The other notable detail was Shane O’Hara’s facial expressions, or, I should say, another clear choreographic choice. We all are familiar with the typical modern dance zombie stare– a look that declares, “I AM DOING MODERN DANCE.” So often it is the unchosen default for today’s choreography, and one often neglects the fact that a dancer’s eyes, brow and mouth are an entire new set of limbs and possibilities. The face is a part of the body that I don’t see much of in performances lately, and O’Hara was as skilled in his facial techniques as he was in his spinning and leaping.

This is not to say that a dance must employ facial expressions; a clear example is Shen Wei’s successfully abstract Rite of Spring. (Though, must every choreographer do a Rite of Spring?) Wei specifically chooses the void expressions on the dancers, who resemble not humans but soulless pawns in an unfeeling, abstract game of chess. Rather, I am simply reminding myself that the face is included in the big sac of choreographic material. “What are you going to do with the face?” I remember being asked in choreography class. “Where do you want me to look?” dancers often asked.

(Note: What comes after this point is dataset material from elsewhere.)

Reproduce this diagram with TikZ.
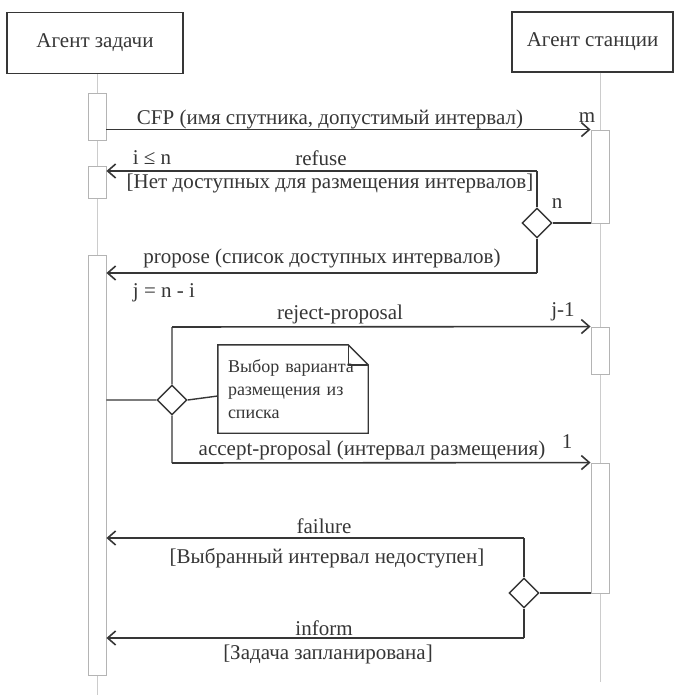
\documentclass[tikz,border=0pt]{standalone}
\usepackage{fontspec}
\setmainfont{Liberation Serif}
\usetikzlibrary{arrows.meta,shapes.geometric}
\definecolor{ink}{HTML}{363636}
\definecolor{lifegray}{HTML}{CCCCCC}
\definecolor{actgray}{HTML}{B4B4B4}
\tikzstyle{agent} = [rectangle, draw=ink, line width=1.4pt, text=ink,
    minimum height=61pt, font=\fontsize{21}{24}\selectfont]
\tikzstyle{act} = [rectangle, draw=actgray, fill=white, line width=0.9pt,
    minimum width=18pt, inner sep=0pt]
\tikzstyle{life} = [draw=lifegray, line width=0.9pt]
\tikzstyle{msg} = [draw=ink, line width=1.6pt, -{Straight Barb[length=8pt,width=14pt]}]
\tikzstyle{wire} = [draw=ink, line width=1.4pt]
\tikzstyle{choice} = [diamond, draw=ink, line width=1.4pt, fill=white,
    minimum width=30pt, minimum height=30pt, inner sep=0pt]
\tikzstyle{lbl} = [inner sep=0pt, text=ink, font=\fontsize{21}{24}\selectfont]
\tikzstyle{notebox} = [inner xsep=10pt, inner ysep=0pt, text=ink, align=left,
    text width=130pt, minimum height=88pt, font=\fontsize{18}{23}\selectfont]

\begin{document}
\begin{tikzpicture}[x=1pt,y=-1pt]
  \useasboundingbox[fill=white] (0,0) rectangle (681,695);

  \node[agent,minimum width=176pt] (ta) at (95,43) {Агент задачи};
  \node[agent,minimum width=161pt,minimum height=60pt] (sa) at (592.5,42) {Агент станции};

  \coordinate (tl) at (97,695);
  \coordinate (sl) at (600,682);
  \draw[life] (ta.south -| tl) -- (tl);
  \draw[life] (sa.south -| sl) -- (sl);

  \node[act,minimum height=47pt] (a1) at (97,116.5) {};
  \node[act,minimum height=32pt] (a2) at (97,182) {};
  \node[act,minimum height=420pt] (a3) at (97,465) {};
  \node[act,minimum height=93pt] (b1) at (600,176.5) {};
  \node[act,minimum height=47pt] (b2) at (600,350.5) {};
  \node[act,minimum height=130pt] (b3) at (600,528) {};

  \node[choice] (d1) at (537,223) {};
  \node[choice] (d2) at (172,400) {};
  \node[choice] (d3) at (524,593) {};
  \node[notebox] (note) at (293,389) {Выбор варианта\\размещения из\\списка};
  \draw[wire] (note.south west) -- (note.north west) -- ([xshift=-20pt]note.north east)
    -- ([yshift=-20pt]note.north east) -- (note.south east) -- cycle;
  \draw[wire] ([xshift=-20pt]note.north east) |- ([yshift=-20pt]note.north east);

  \coordinate (r1) at (537,171);
  \coordinate (p1) at (537,273);
  \coordinate (j1) at (172,327);
  \coordinate (k1) at (172,463);
  \coordinate (f1) at (524,538);
  \coordinate (i1) at (524,638);

  \draw[msg] (a1.east |- b1.north) -- (b1.north west);
  \draw[msg] (r1) -- (r1 -| a2.east);
  \draw[msg] (p1) -- (p1 -| a3.east);
  \draw[msg] (j1) -- (b2.north west);
  \draw[msg] (k1) -- (b3.north west);
  \draw[msg] (f1) -- (f1 -| a3.east);
  \draw[msg] (i1) -- (i1 -| a3.east);

  \draw[wire] (r1) -- (d1.north) (d1.south) -- (p1) (d1.east) -- (d1.east -| b1.west);
  \draw[wire] (j1) -- (d2.north) (d2.south) -- (k1) (d2.west) -- (d2.west -| a3.east)
    (d2.east) -- ([yshift=-7pt]note.west);
  \draw[wire] (f1) -- (d3.north) (d3.south) -- (i1) (d3.east) -- (d3.east -| b3.west);

  \node[lbl] (cfp) at (330,119) {CFP (имя спутника, допустимый интервал)};
  \node[lbl] (m) at (587,118) {m};
  \node[lbl] (iln) at (152,158) {i ≤ n};
  \node[lbl] (ref) at (321,158) {refuse};
  \node[lbl] (g1) at (330,183) {[Нет доступных для размещения интервалов]};
  \node[lbl] (n) at (557,204) {n};
  \node[lbl] (prp) at (322,258) {propose (список доступных интервалов)};
  \node[lbl] (jni) at (164,293) {j = n - i};
  \node[lbl] (rej) at (340,314) {reject-proposal};
  \node[lbl] (jm) at (563,312) {j-1};
  \node[lbl] (acc) at (372,450) {accept-proposal (интервал размещения)};
  \node[lbl] (one) at (567,442) {1};
  \node[lbl] (fail) at (324,526) {failure};
  \node[lbl] (g2) at (327,558) {[Выбранный интервал недоступен]};
  \node[lbl] (inf) at (324,628) {inform};
  \node[lbl] (g3) at (328,654) {[Задача запланирована]};
\end{tikzpicture}
\end{document}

What’s more is that Nagrin’s expressive facial choices were far from excessive theatricality or mime. Especially in a piece like Wordgame, a Cartoon (an excerpt from The Peloponnesian War, 1968), where the cut-up and rearranged gestures were interspersed with maniacal facial distortions, all of which coherently commented on the squandering mess of the Vietnam War. (A piece that was not an irrelevant program choice…) The music, by Erik Salzman, was a fascinating score of atomic bomb audio clips, human grunts and electronic bleeps, indicative of the spliced analog recordings and sine wave beeps of early electronic music. And lo and behold, Nagrin had composed each element of the dance to a T, for in the last minute, his movements neatly coordinated with the irregular sound blurps –an impressive, clean detail.

In Strange Hero (1948), O’Hara embodies the mob-like character with gusto, tramping all over the stage to the pounding bass ostinato– fun, suspensful post-big-band jazz by Stan Keaton and Pete Rugolo. Yet instead of a straightforward narrative, Nagrin pieces together a gesture here and a fall to the floor there, a menacing grimace here and a smoky attitude there. Again, in a way that is not corny dancetheater, but wry commentary.

When asked at the later Q&A session about working largely with solo pieces, Nagrin said that where many choreographers feel isolated when working alone in a studio, he felt that by himself it was always crowded. The six solos I saw were entertaining and refreshingly concise. The sweet products of a tasty choreographic decisiveness.